Frequently Asked Questions About Pluto

Is Pluto still considered a planet?
No, Pluto is officially classified as a dwarf planet by the International Astronomical Union (IAU) since 2006. While it orbits the Sun and is nearly spherical, it has not cleared its orbital neighborhood of other debris, failing one of the three key criteria for a full-fledged planet.
What is the Kuiper Belt?
The Kuiper Belt is a vast, doughnut-shaped region of icy bodies located beyond the orbit of Neptune, extending from about 30 to 50 AU from the Sun. It is a remnant from the early Solar System and is thought to be the source of many short-period comets and numerous dwarf planets, including Pluto, Eris, Makemake, and Haumea.
How large is Pluto compared to Earth?
Pluto is considerably smaller than Earth. Its diameter of approximately 2,376 km (1,476 miles) is less than 20% of Earth's diameter. It is also significantly less massive, with roughly one-sixth the mass of Earth's Moon and about one-third its volume.
What did the New Horizons mission discover about Pluto?
The New Horizons mission made revolutionary discoveries, including towering water-ice mountains, vast nitrogen ice plains (Sputnik Planitia), a hazy, multilayered atmosphere, and potential cryovolcanic activity on Pluto.

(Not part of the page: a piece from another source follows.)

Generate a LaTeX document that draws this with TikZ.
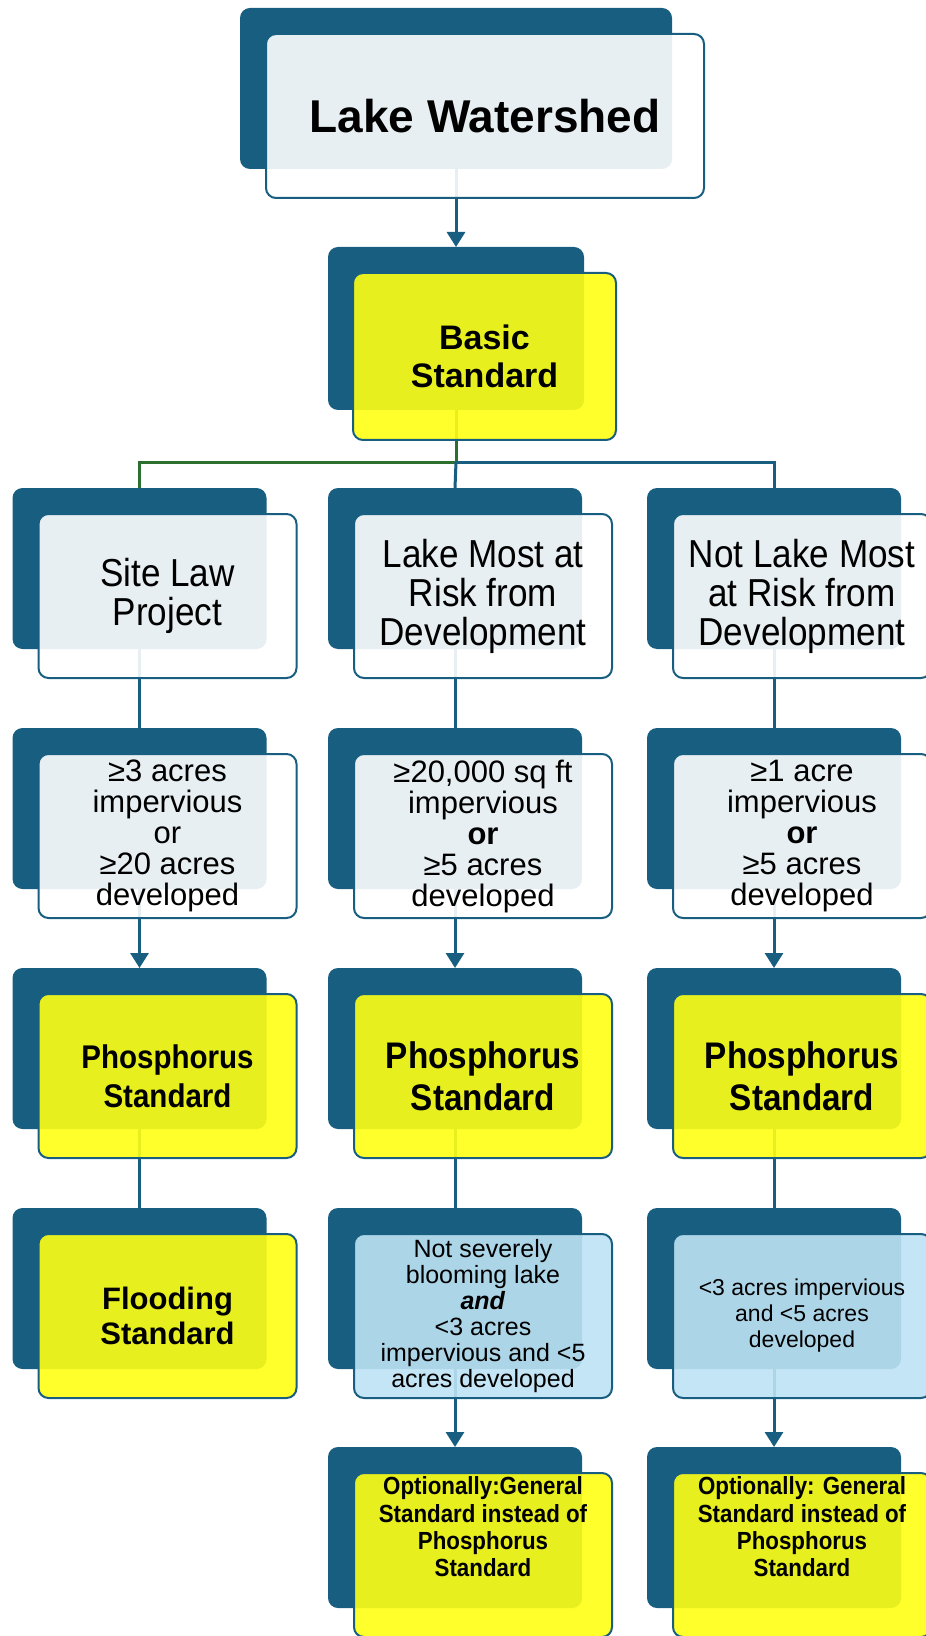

It also revealed a surprisingly diverse landscape on Charon, including deep canyons and a reddish polar cap made of tholins, which are complex organic macromolecules.
Why is Pluto and Charon sometimes called a binary system?
Pluto and Charon are considered a binary system because the barycenter (the common center of mass) around which both bodies orbit lies in the space *between* them, rather than within either Pluto or Charon. This indicates a more balanced gravitational relationship than a typical planet-moon system where the barycenter is usually deep within the larger body.